O tym, jak bardzo za rządów PO szkoła stała się zamknięta na ponadobowiązkową aktywność uczniów, świadczy deklaracja, że "wszelkiego rodzaju dodatkowa działalność, np. kółka zainteresowań, sporty, harcerstwo, powinny być dostępne w obrębie szkoły". Tu nie chodzi tylko o to, że coś powinno być dostępne. Tu chodzi o to, czy na to jest czas! W ostatnich latach uczniowie ze względu na nadmiar lekcji i złą organizację zajęć nie mieli już czasu na rozwój swoich zainteresowań i pasji, tak ważnych w tym okresie ich rozwoju. Deklaracja o powinności nie uczyni cudów, w szkole nie ma czasu na harcerstwo i dodatkowe zajęcia sportowe, bo ministerstwo edukacji nie potrafi opracować prawidłowej logistyki zajęć, a nawet celowo nadmiarem zajęć odbiera uczniom możliwość rozwijania swoich pasji i korzystania z bogatszego życia we własnej rodzinie.
Produkcja magistrów
Na poziomie studiów wyższych PO, zapędzając się w obietnicach, ujawnia rzecz wręcz skandaliczną, ale prawdziwą aż do bólu. Wystarczy przeczytać te dwa zdania: "Częścią sukcesu Polski ostatnich lat jest skokowy wzrost liczby absolwentów wyższych uczelni. Na następnym etapie modernizacji Polski musimy skoncentrować się na podniesieniu jakości studiów uniwersyteckich i ich dostosowaniu do oczekiwań rynku pracy, tak aby więcej absolwentów mogło szybko znaleźć pracę". Cóż te słowa znaczą? Po pierwsze, w ostatnich latach oszałamiająca liczba absolwentów szkół wyższych (tzw. magistrów) mogła być tak wysoka głównie dzięki niskiemu poziomowi kształcenia i obniżeniu wymogów. Statystyki wzrosły, a realny poziom spadł, naprodukowano magistrów nie wiadomo, po co. Teraz władza będzie ten poziom podwyższać, zapominając, że za poziom kształcenia odpowiada profesor. Albo ci profesorowie są słabi, albo otrzymali takie wytyczne od władzy. Tak czy inaczej mamy tu do czynienia z jakąś gospodarką planową, która - oderwana od realiów pracy dydaktycznej i naukowej - doprowadzi cały system do intelektualnego bankructwa. A bankructwo to jest pewne przy założeniu, że student kształci się po to, żeby "szybko znaleźć pracę". Szybko to może znaleźć pracę w myjni samochodowej albo na parkingu strzeżonym, bo nauka na poziomie wyższym zawsze musi uwzględniać rozwój, który poszerza horyzonty intelektualne. Dopiero bowiem w takiej przestrzeni wiedzy można pewne rzeczy głębiej zrozumieć i w oparciu o taką wiedzę rozwijać różne umiejętności, w tym praktyczne, ale wymagające właśnie zaplecza poważnej wiedzy.

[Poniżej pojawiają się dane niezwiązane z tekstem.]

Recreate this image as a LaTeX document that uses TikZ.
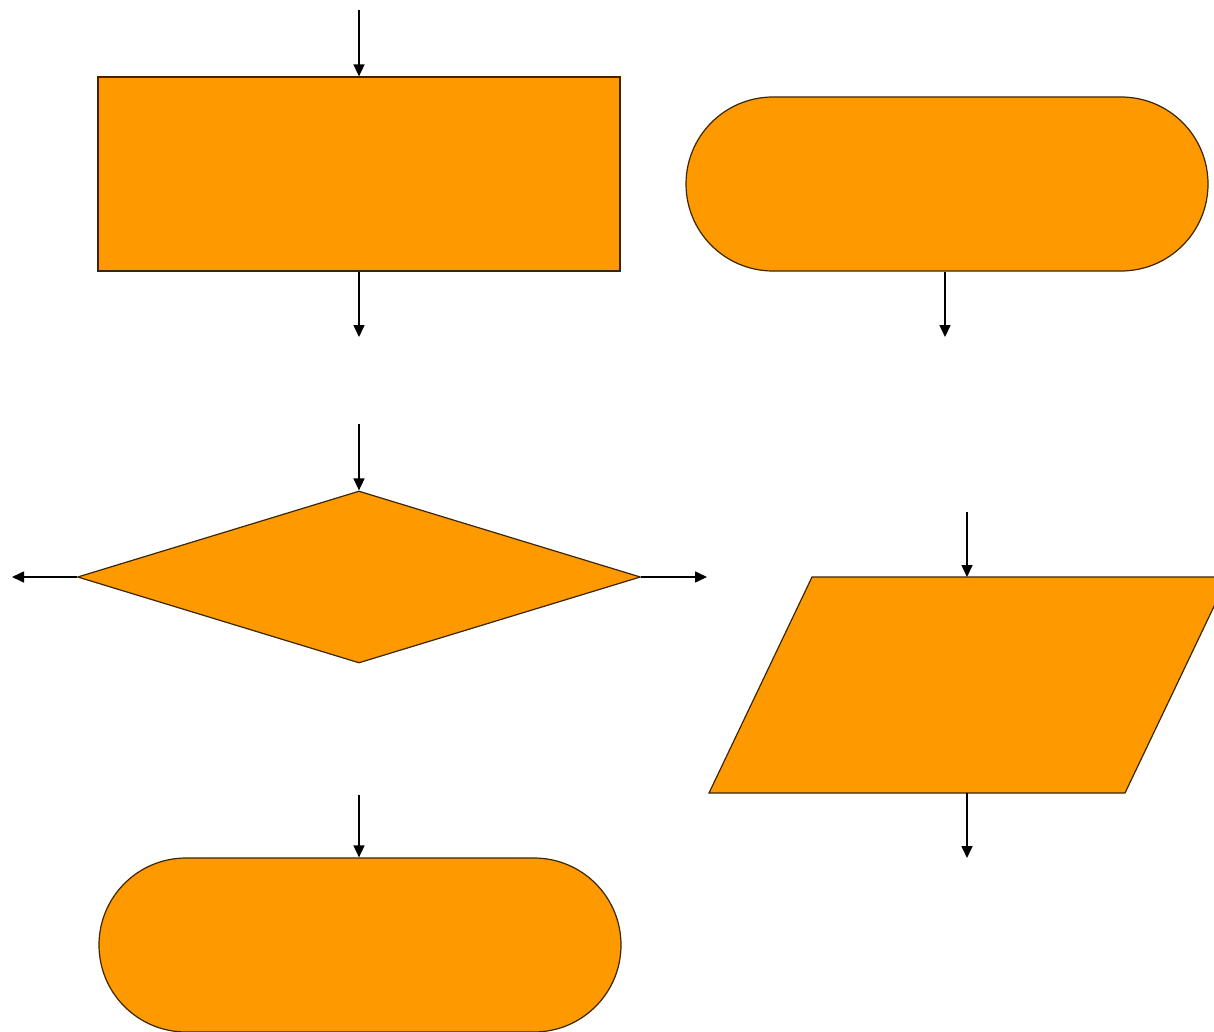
\documentclass[tikz,border=0pt]{standalone}
\usetikzlibrary{arrows.meta,shapes.geometric,shapes.misc}
\definecolor{boxfill}{HTML}{FF9900}
\definecolor{boxline}{HTML}{3A2600}
\begin{document}
\begin{tikzpicture}[x=0.5pt,y=-0.5pt,
  shapebox/.style={draw=boxline,fill=boxfill,line width=0.6pt,inner sep=0pt},
  flow/.style={line width=0.8pt,-{Triangle[width=5.5pt,length=6pt]}}]
\useasboundingbox (0,0) rectangle (1214,1032);
\clip (0,0) rectangle (1214,1032);

% process box
\node[shapebox,rectangle,minimum width=261pt,minimum height=97pt] (proc) at (359,174) {};
% terminator, upper right
\node[shapebox,rounded rectangle,minimum width=261pt,minimum height=87pt] (term1) at (947,184) {};
% decision
\node[shapebox,diamond,minimum width=281.5pt,minimum height=86pt] (dec) at (359,577) {};
% terminator, bottom
\node[shapebox,rounded rectangle,minimum width=261pt,minimum height=87pt] (term2) at (360,945) {};
% input/output
\draw[shapebox] (812,577) -- (1228,577) -- (1125,793) -- (709,793) -- cycle;
\coordinate (iotop) at (967,577);
\coordinate (iobot) at (967,793);

% free ends of the connectors
\coordinate (procin) at (359,10);
\coordinate (procout) at (359,337);
\coordinate (term1out) at (945,337);
\coordinate (decin) at (359,424);
\coordinate (decleft) at (12,577);
\coordinate (decright) at (707,577);
\coordinate (ioin) at (967,512);
\coordinate (ioout) at (967,858);
\coordinate (term2in) at (359,795);

\draw[flow] (procin) -- (proc.north);
\draw[flow] (proc.south) -- (procout);
\draw[flow] (term1.south -| term1out) -- (term1out);
\draw[flow] (decin) -- (dec.north);
\draw[flow] (dec.west) -- (decleft);
\draw[flow] (dec.east) -- (decright);
\draw[flow] (ioin) -- (iotop);
\draw[flow] (iobot) -- (ioout);
\draw[flow] (term2in) -- (term2.north -| term2in);
\end{tikzpicture}
\end{document}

Cały ten wywód zawarty w programie PO na temat celu i struktury kształcenia wyższego został napisany przez autorów, których rozumienie, czym jest uniwersytet i jego misja, nie przekracza poziomu szkoły średniej zawodowej, gdy jedynym marzeniem absolwenta jest zdobycie pracy. Szkoda więc, że się nie podpisali z imienia i nazwiska.
W sumie koncepcja edukacji zawarta w Programie Wyborczym 2011 przedstawionym przez Platformę Obywatelską i firmowanym przez jej szefa Donalda Tuska, mimo swej lapidarności i właściwemu tego typu agitkom samochwalstwu, zawiera pewne informacje i deklaracje, które są czytelnym sygnałem, że mamy tu do czynienia z programem charakterystycznym dla ideologii lewicowych. System edukacji jest po to, by produkować wykwalifikowaną siłę roboczą dla globalnego rynku pracy. Nie ma tu miejsca ani na rozwój osobowy, ani na kulturę wysoką, ani na rozwój nauk humanistycznych. Znika wspólnota rodzinna i narodowa. To program groźny, bardzo groźny, ale dobrze, że ujrzał światło dzienne, bo jest wyraźnym ostrzeżeniem, zwłaszcza dla ludzi myślących, którzy potrafią przewidywać, jak fatalne skutki dla Polski i Polaków przynieść mogą dalsze rządy tej formacji politycznej.
Program wyborczy PO nosi tytuł "Następny krok. Razem". Ale jest to krok w przepaść, dlatego nie róbmy go razem.